Reason #3: Sunday sailings are a fine old Scottish tradition

Alcohol does not solve any problem, but then neither does milk.” — Scottish Proverb

In Glasgow, we could always tell when the pubs closed because the singing would start. Scots have raised love of drinking to an art form, or at least to vocal celebration. By the 1830s, there was a pub for every 130 people (of all ages) in Glasgow. But that was also the date when the Temperance Movement was founded by John Dunlop in Glasgow. This resulted in the Forbes Mackenzie Act of 1853, making it illegal to serve alcohol on Sunday in restaurants, bars, and pubs.

It didn’t take long for parched Scots to find a loophole. Back then, there was a robust network of steamers—steam-powered boats taking passengers—and the Scots realized immediately that the ferries could serve their passengers Sunday alcohol. Soon the drunk Scots packing the Sunday steamboats were referred to as ‘steaming’ and ‘steaming drunk’.


The way I heard it, the spectacular Victorian Gents on Rothesay Pier were built because of God. In 1853, Scotland passed a law forbidding sale of alcohol on Sundays. But there was a loophole, allowing the steamboats that connected to the mainland to sell liquor. Thirsty Scots took to steamin‘—getting sloshed aboard the steamers—leading inevitably to a desperate need to er… de-slosh.

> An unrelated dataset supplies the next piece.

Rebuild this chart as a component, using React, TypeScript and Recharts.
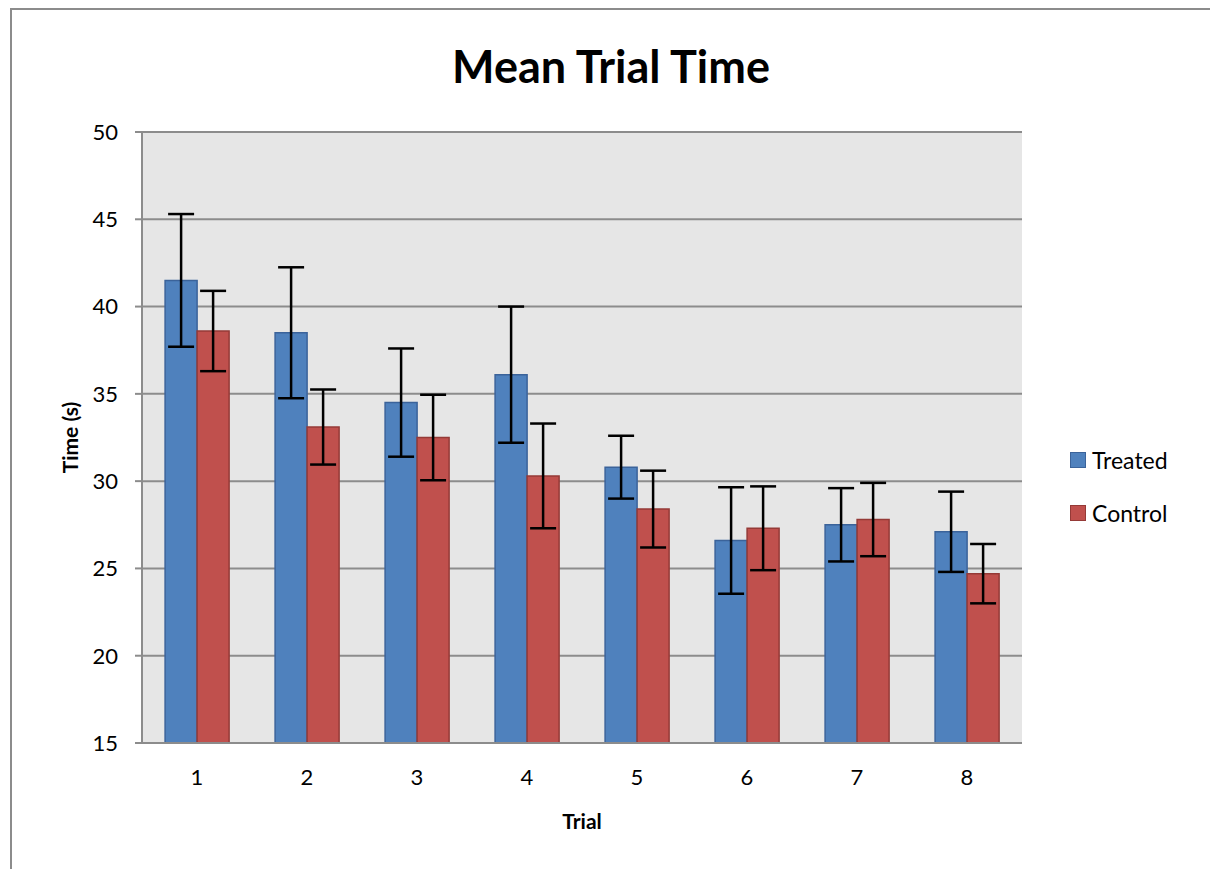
import React from "react";
import { BarChart, Bar, ErrorBar, XAxis, YAxis, CartesianGrid } from "recharts";

const trials = ["1", "2", "3", "4", "5", "6", "7", "8"];
const treated = [41.5, 38.5, 34.5, 36.1, 30.8, 26.6, 27.5, 27.1];
const treatedErr = [3.8, 3.75, 3.1, 3.9, 1.8, 3.05, 2.1, 2.3];
const control = [38.6, 33.1, 32.5, 30.3, 28.4, 27.3, 27.8, 24.7];
const controlErr = [2.3, 2.15, 2.45, 3.0, 2.2, 2.4, 2.1, 1.7];
const yTicks = [15, 20, 25, 30, 35, 40, 45, 50];

const series = [
  { key: "treated", name: "Treated", fill: "#4f81bd", stroke: "#3b639a" },
  { key: "control", name: "Control", fill: "#c0504d", stroke: "#953a37" },
];

const data = trials.map((t, i) => ({
  trial: t,
  treated: treated[i],
  treatedErr: treatedErr[i],
  control: control[i],
  controlErr: controlErr[i],
}));

const FONT = "Lato, 'Open Sans', sans-serif";
const GRID = "#8c8c8c";

function LegendBox() {
  return (
    <div
      style={{
        position: "absolute",
        left: 1058,
        top: 436,
        fontFamily: FONT,
        fontSize: 23,
        color: "#000",
      }}
    >
      {series.map((s, i) => (
        <div key={s.key} style={{ display: "flex", alignItems: "center", height: 28, marginBottom: i === 0 ? 25 : 0 }}>
          <span
            style={{
              display: "inline-block",
              width: 14,
              height: 14,
              background: s.fill,
              border: `1.5px solid ${s.stroke}`,
              marginRight: 6,
            }}
          />
          <span>{s.name}</span>
        </div>
      ))}
    </div>
  );
}

export default function App() {
  return (
    <div
      style={{
        marginLeft: 2,
        width: 1199,
        height: 900,
        border: `2px solid ${GRID}`,
        position: "relative",
        background: "#fff",
      }}
    >
      <div
        style={{
          position: "absolute",
          left: 0,
          width: 1198,
          top: 29,
          textAlign: "center",
          fontFamily: FONT,
          fontWeight: 700,
          fontSize: 45,
          color: "#000",
        }}
      >
        Mean Trial Time
      </div>
      <BarChart
        width={1195}
        height={858}
        data={data}
        margin={{ top: 122, right: 185, left: 0, bottom: 35 }}
        barCategoryGap="21%"
        barGap={0}
      >
        <CartesianGrid vertical={false} stroke={GRID} strokeWidth={2} fill="#e6e6e6" />
        <XAxis
          dataKey="trial"
          height={90}
          tickLine={false}
          tickSize={8}
          tickMargin={18}
          axisLine={{ stroke: GRID, strokeWidth: 2 }}
          tick={{ fill: "#000", fontSize: 22, fontFamily: FONT }}
          label={{
            content: ({ viewBox }: any) => (
              <text
                x={viewBox.x + viewBox.width / 2}
                y={viewBox.y + 77}
                textAnchor="middle"
                dominantBaseline="central"
                fontFamily={FONT}
                fontWeight={700}
                fontSize={21}
                fill="#000"
              >
                Trial
              </text>
            ),
          }}
        />
        <YAxis
          width={130}
          domain={[15, 50]}
          ticks={yTicks}
          allowDataOverflow
          tickSize={7}
          tickMargin={17}
          tickLine={{ stroke: GRID, strokeWidth: 2 }}
          axisLine={{ stroke: GRID, strokeWidth: 2 }}
          tick={{ fill: "#000", fontSize: 22, fontFamily: FONT }}
          label={{
            content: ({ viewBox }: any) => {
              const cx = 57;
              const cy = viewBox.y + viewBox.height / 2;
              return (
                <text
                  x={cx}
                  y={cy}
                  transform={`rotate(-90 ${cx} ${cy})`}
                  textAnchor="middle"
                  dominantBaseline="central"
                  fontFamily={FONT}
                  fontWeight={700}
                  fontSize={21}
                  fill="#000"
                >
                  Time (s)
                </text>
              );
            },
          }}
        />
        {series.map((s) => (
          <Bar
            key={s.key}
            dataKey={s.key}
            name={s.name}
            fill={s.fill}
            stroke={s.stroke}
            strokeWidth={1.5}
            isAnimationActive={false}
          >
            <ErrorBar dataKey={`${s.key}Err`} width={13} stroke="#000" strokeWidth={2.5} />
          </Bar>
        ))}
      </BarChart>
      <LegendBox />
    </div>
  );
}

Because Rothesay was a favorite haunt of wealthy Victorians, in 1899 the Rothesay Harbour Trust decided to spend the princely sum of £530 to establish a conveniently-located facility boasting the finest marble and inlaid mosaics, worthy of their valuable guests’ best efforts. (For more on the Victorian toilets, see THIS post. You know you want to.)

So there you have it. Historically, Sunday sailings have played a positive role. They cut down on the gangs of singing Scots roaming the streets of Glasgow. They led to some spectacular public toilets (for men anyway).

Prohibiting Sunday sailings because of biblical admonitions requires proof of strict adherence to ALL such laws, on pain of bastard-banishment, handless wives, smiting (those who pull out), and worst of all: NO BACON.